Wednesday, May 2, 2007


Marina Warner has been analyzing texts for some time. She is the kind of writer that sees through academic conventions, very lucid and precise; and she doesn't stop at 'baroquism' or 'creative outbursts' (that is to say, a frown to academicism). So, in this book you will find all kinds of quotations, from Margaret Thatcher to minimal insigths of writers like Angela Carter (whom with Warner kept a correspondence) and... surprise! About this book british writer Hilary Mantel says:
"Soul is irreplaceable, it is unique, it is beyond description, and yet if we can't describe it, how can we talk about ourselves?

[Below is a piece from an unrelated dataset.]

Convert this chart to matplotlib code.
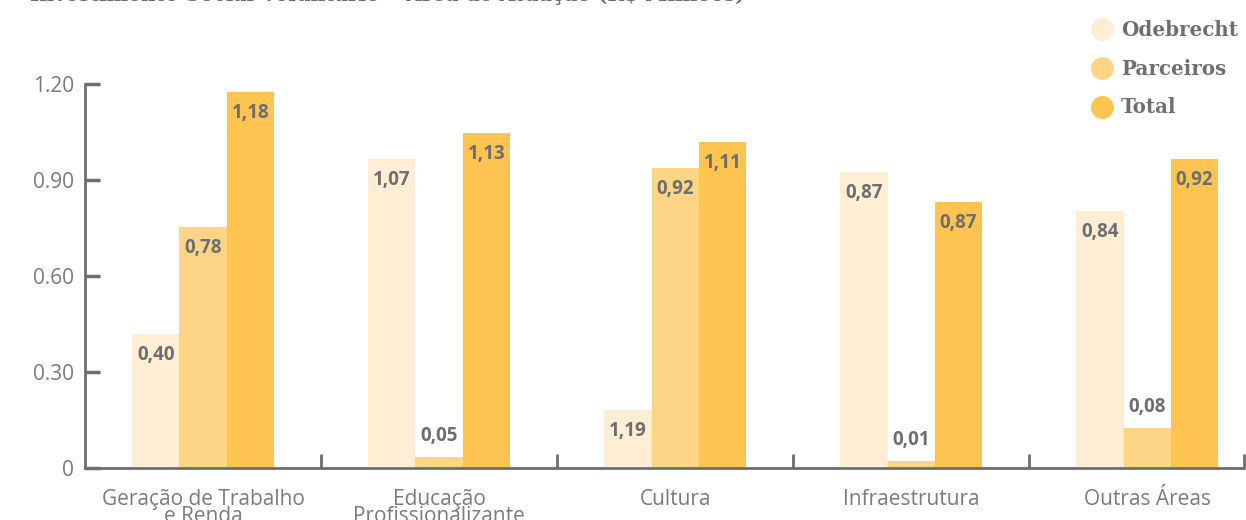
import matplotlib.pyplot as plt
from matplotlib.lines import Line2D
import numpy as np

categorias = ["Geração de Trabalho\ne Renda", "Educação\nProfissionalizante", "Cultura", "Infraestrutura", "Outras Áreas"]
series = ["Odebrecht", "Parceiros", "Total"]
odebrecht = [0.42, 0.966, 0.181, 0.925, 0.803]
parceiros = [0.753, 0.034, 0.9375, 0.022, 0.125]
total = [1.175, 1.047, 1.019, 0.831, 0.966]
rot_odebrecht = ["0,40", "1,07", "1,19", "0,87", "0,84"]
rot_parceiros = ["0,78", "0,05", "0,92", "0,01", "0,08"]
rot_total = ["1,18", "1,13", "1,11", "0,87", "0,92"]
yticks = [0, 0.30, 0.60, 0.90, 1.20]
ytick_labels = ["0", "0.30", "0.60", "0.90", "1.20"]

cores = ["#FFEED3", "#FED486", "#FEC451"]
cinza = "#6d6e71"

fig = plt.figure(figsize=(12.46, 5.2), dpi=100)
ax = fig.add_axes([85 / 1246, 52 / 520, (1244 - 85) / 1246, (468 - 84) / 520])

x = np.arange(len(categorias))
w = 0.2
px = 1.2 / 384  # data units per pixel
for k, (vals, rots) in enumerate(zip([odebrecht, parceiros, total], [rot_odebrecht, rot_parceiros, rot_total])):
    pos = x + (k - 1) * w
    ax.bar(pos, vals, width=w, color=cores[k], edgecolor="none", label=series[k])
    for xi, v, r in zip(pos, vals, rots):
        if v > 0.15:
            yy = v - 21 * px
        else:
            yy = v + 21 * px
        ax.text(xi, yy, r, ha="center", va="center", fontsize=13.5, fontweight="bold",
                family="Open Sans", color=cinza)

ax.set_xlim(-0.5, 4.41)
ax.set_ylim(0, 1.2)
ax.set_yticks(yticks)
ax.set_yticklabels(ytick_labels, family="Open Sans", fontsize=15, color="#7a7b7e")
ax.set_xticks([0.5, 1.5, 2.5, 3.5, 4.41])
ax.set_xticklabels([])
ax.set_xticks(x, minor=True)
ax.set_xticklabels(categorias, minor=True, family="Open Sans", fontsize=15, color="#7a7b7e",
                   linespacing=0.78)
ax.tick_params(axis="x", which="minor", length=0, pad=15)
ax.tick_params(axis="x", which="major", direction="in", length=10, width=2, color=cinza)
ax.tick_params(axis="y", direction="in", length=11, width=2.5, color=cinza, pad=8)
for s in ("top", "right"):
    ax.spines[s].set_visible(False)
for s in ("left", "bottom"):
    ax.spines[s].set_color(cinza)
    ax.spines[s].set_linewidth(2)

handles = [Line2D([], [], marker="o", linestyle="none", markersize=16.5, markerfacecolor=c,
                  markeredgecolor="none") for c in cores]
leg = fig.legend(handles, series, loc="upper right", bbox_to_anchor=(1.003, 0.985), frameon=False,
                 labelspacing=0.95, handletextpad=0.15, handlelength=1.6, borderaxespad=0.2,
                 prop={"family": "DejaVu Serif", "weight": "bold", "size": 14.3})
for t in leg.get_texts():
    t.set_color(cinza)

fig.text(0.024, 1 - 1 / 520, "Investimento Social Voluntário • Área de Atuação (R$ Milhões)",
         va="baseline", ha="left", fontsize=14.5, fontweight="bold", family="DejaVu Serif", color=cinza)

fig.savefig("out.png", dpi=100)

Phantasmagoria is about the words we find for the things that aren't quite there. It is about the images we choose, to bulk out with an illusory form what actually lacks substance, and about the metaphors we use to embody the bodiless. It is about the ways that the dead live: on film, in wax, in those Victorian spirit photographs, so clumsy that nowadays they wouldn't fool a child. It takes us from Dante to JK Rowling, Peter Pan to Jean-Paul Marat, Aristotle to Magritte. It is about fog and smog and celestial clouds, doppelgängers and vampires, magic lanterns and Rorschach blots; it is a book of wonders, with the seductive interest common to the work of our foremost mythographer, and it is a generous book, which sends the reader to other books, to philosophy and poetry, to the history of science and to theology."